In the ensuing years, Deacon returned to the subject that had brought him to oceanography in the first place: the Southern Ocean. He went to sea aboard an American ship, Glacier, in 1975, and again aboard Discovery in 1979. When Britain and Argentina went to war over the Falkland Islands in the 1980s, Deacon drew on his long experience to advise the government on oceanic conditions. His final work was a book titled The Antarctic Circumpolar Ocean, published toward the end of 1984. Some days later, he had a heart attack and died shortly after.

BIBLIOGRAPHY

Papers of George Edward Raven Deacon. Deacon Library, National Oceanography Centre, Southampton, England. This archival collection includes a large number of letters to and from Deacon to colleagues all over the world.

WORKS BY DEACON

The Hydrology of the Southern Ocean. Discovery Reports 15. Cambridge, U.K.: Cambridge University Press, 1937.

The Antarctic Circumpolar Ocean. Cambridge, U.K.: Cambridge University Press, 1984.

OTHER SOURCES

Barber, Norman F. and Fritz Ursell. “The Generation and Propagation of Ocean Waves and Swell, I: Wave Periods and Velocities,” Philosophical Transactions of the Royal Society of London, Series A, Mathematical and Physical Sciences 240, no. 824 (1948): 527–560.

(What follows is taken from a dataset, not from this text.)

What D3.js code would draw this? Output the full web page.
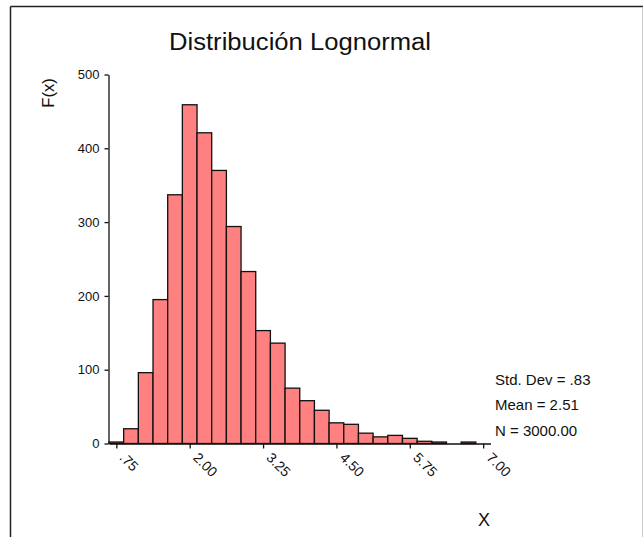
<!DOCTYPE html>
<html>
<head>
<meta charset="utf-8">
<script src="https://cdn.jsdelivr.net/npm/d3@7"></script>
<style>
  html, body { margin: 0; padding: 0; background: #fff; }
  svg { display: block; font-family: Arial, "Liberation Sans", sans-serif; }
</style>
</head>
<body>
<svg id="chart" width="643" height="537"></svg>
<script>
// Data (bin centers, counts)
const binCenters = [0.75, 1.00, 1.25, 1.50, 1.75, 2.00, 2.25, 2.50, 2.75, 3.00, 3.25, 3.50, 3.75,
                    4.00, 4.25, 4.50, 4.75, 5.00, 5.25, 5.50, 5.75, 6.00, 6.25, 6.50, 6.75];
const counts = [2, 20, 96, 195, 337, 459, 421, 370, 294, 233, 153, 136, 75,
                58, 45, 28, 26, 14, 9, 11, 7, 3, 2, 0, 2];
const binWidth = 0.25;
const xTicks = [0.75, 2.00, 3.25, 4.50, 5.75, 7.00];
const xTickLabels = [".75", "2.00", "3.25", "4.50", "5.75", "7.00"];
const yTicks = [0, 100, 200, 300, 400, 500];
const statLines = ["Std. Dev = .83", "Mean = 2.51", "N = 3000.00"];
const title = "Distribución Lognormal";

const svg = d3.select("#chart");

// frame
svg.append("line").attr("x1", 10.5).attr("y1", 6.5).attr("x2", 643).attr("y2", 6.5)
  .attr("stroke", "#222").attr("stroke-width", 1.5);
svg.append("line").attr("x1", 10.5).attr("y1", 6.5).attr("x2", 10.5).attr("y2", 537)
  .attr("stroke", "#222").attr("stroke-width", 1.5);
svg.append("line").attr("x1", 642.5).attr("y1", 7).attr("x2", 642.5).attr("y2", 537)
  .attr("stroke", "#ccc").attr("stroke-width", 1);

const x = d3.scaleLinear().domain([0.625, 7.125]).range([109, 490.5]);
const y = d3.scaleLinear().domain([0, 500]).range([443.5, 74.5]);

// bars
svg.append("g").selectAll("rect")
  .data(binCenters.map((c, i) => ({c, v: counts[i]})))
  .join("rect")
  .attr("x", d => x(d.c - binWidth / 2))
  .attr("width", d => x(d.c + binWidth / 2) - x(d.c - binWidth / 2))
  .attr("y", d => y(d.v))
  .attr("height", d => y(0) - y(d.v))
  .attr("fill", "#FF8080")
  .attr("stroke", "#111")
  .attr("stroke-width", 1.3);

// y axis
const yAxis = d3.axisLeft(y).tickValues(yTicks).tickSize(4).tickPadding(5).tickSizeOuter(0);
const gy = svg.append("g").attr("transform", "translate(108.5,0)").call(yAxis);
gy.select(".domain").attr("stroke", "#111").attr("stroke-width", 1.3);
gy.selectAll(".tick line").attr("stroke", "#111").attr("stroke-width", 1.3);
gy.selectAll(".tick text").attr("font-size", 13).attr("fill", "#111")
  .attr("font-family", "Arial, 'Liberation Sans', sans-serif");

// x axis
const xAxis = d3.axisBottom(x).tickValues(xTicks).tickFormat((d, i) => xTickLabels[i])
  .tickSize(5).tickSizeOuter(0);
const gx = svg.append("g").attr("transform", "translate(0,443.5)").call(xAxis);
gx.select(".domain").attr("stroke", "#111").attr("stroke-width", 1.3);
gx.selectAll(".tick line").attr("stroke", "#111").attr("stroke-width", 1.3);
gx.selectAll(".tick text")
  .attr("font-size", 14).attr("fill", "#111")
  .attr("font-family", "Arial, 'Liberation Sans', sans-serif")
  .attr("text-anchor", "start")
  .attr("y", 0).attr("dy", 0)
  .attr("transform", "translate(2,15) rotate(45)");

// title
svg.append("text").attr("x", 169).attr("y", 49.5)
  .attr("font-size", 23.5).attr("fill", "#111")
  .attr("textLength", 262).attr("lengthAdjust", "spacingAndGlyphs")
  .text(title);

// y label
svg.append("text").attr("transform", "translate(54,93) rotate(-90)")
  .attr("text-anchor", "middle").attr("font-size", 16.5).attr("fill", "#111").text("F(x)");

// x label
svg.append("text").attr("x", 484).attr("y", 525.5)
  .attr("text-anchor", "middle").attr("font-size", 18).attr("fill", "#111").text("X");

// stats
svg.append("g").selectAll("text").data(statLines).join("text")
  .attr("x", 495).attr("y", (d, i) => 384.5 + i * 25.5)
  .attr("font-size", 15).attr("fill", "#111").text(d => d);
</script>
</body>
</html>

Charnock, H. “George Edward Raven Deacon.” Biographical Memoirs of Fellows of the Royal Society31 (1985): 112–142.

Deacon, Margaret. “Sir George Deacon: British Oceanographer.” Oceanus 28 (1985): 90–94.

Hamblin, Jacob Darwin. Oceanographers and the Cold War: Disciples of Marine Science. Seattle: University of Washington Press, 2005.

Mills, Eric L. “Creating a Global Ocean Conveyor: George Deacon and The Hydrology of the Southern Ocean.” In Extremes: Oceanography’s Adventures at the Poles, edited by Helen M. Rozwadowski. Canton, MA: Science History Publications, in press.